5. — Modifications dans la réalité.

Ainsi, en se maintenant rigoureusement dans les limites abstraites de la notion de la guerre, l’esprit ne trouve de repos que lorsqu’il en arrive aux extrêmes, par la raison que, conflit de forces abandonnées à elles-mêmes et qui ne suivent d’autres lois que celles de leur nature, la guerre n’est elle-même qu’un extrême. Si donc, partant de son concept abstrait, nous cherchions à déterminer le point absolu vers lequel les fins de la guerre doivent tendre ainsi que les moyens qui y doivent conduire, les influences réciproques constantes que nous rencontrerions nous conduiraient incessamment à des extrêmes qui ne seraient qu’un jeu de notre imagination, et reposeraient à peine sur quelques subtilités logiques. Si l’on voulait enfin, isolant tous les obstacles d’un trait de plume, s’en tenir rigoureusement à la conséquence logique qu’il faut incessamment tendre à l’extrême et s’efforcer de le dépasser, on n’en arriverait qu’à édicter une loi écrite sans application possible dans la pratique.

En supposant même, d’ailleurs, que cet extrême absolu des efforts fût facile à déterminer, il faudrait encore convenir que l’esprit humain aurait peine à se soumettre à toutes ces rêveries de la logique.
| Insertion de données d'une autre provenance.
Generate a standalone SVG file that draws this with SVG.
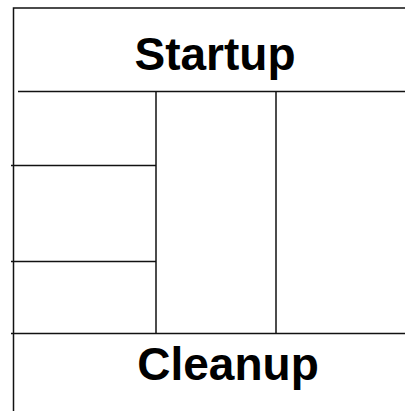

Dans maintes circonstances, il se produirait une dépense inutile de forces, qui rendrait aussitôt nécessaires des principes de compensation dans la gestion économique de l’État, et, dès lors, il faudrait une force de volonté qui ne serait plus en proportion avec le but à atteindre, et ne serait même pas réalisable, par la raison que la volonté humaine ne puise jamais sa force dans les subtilités de la logique.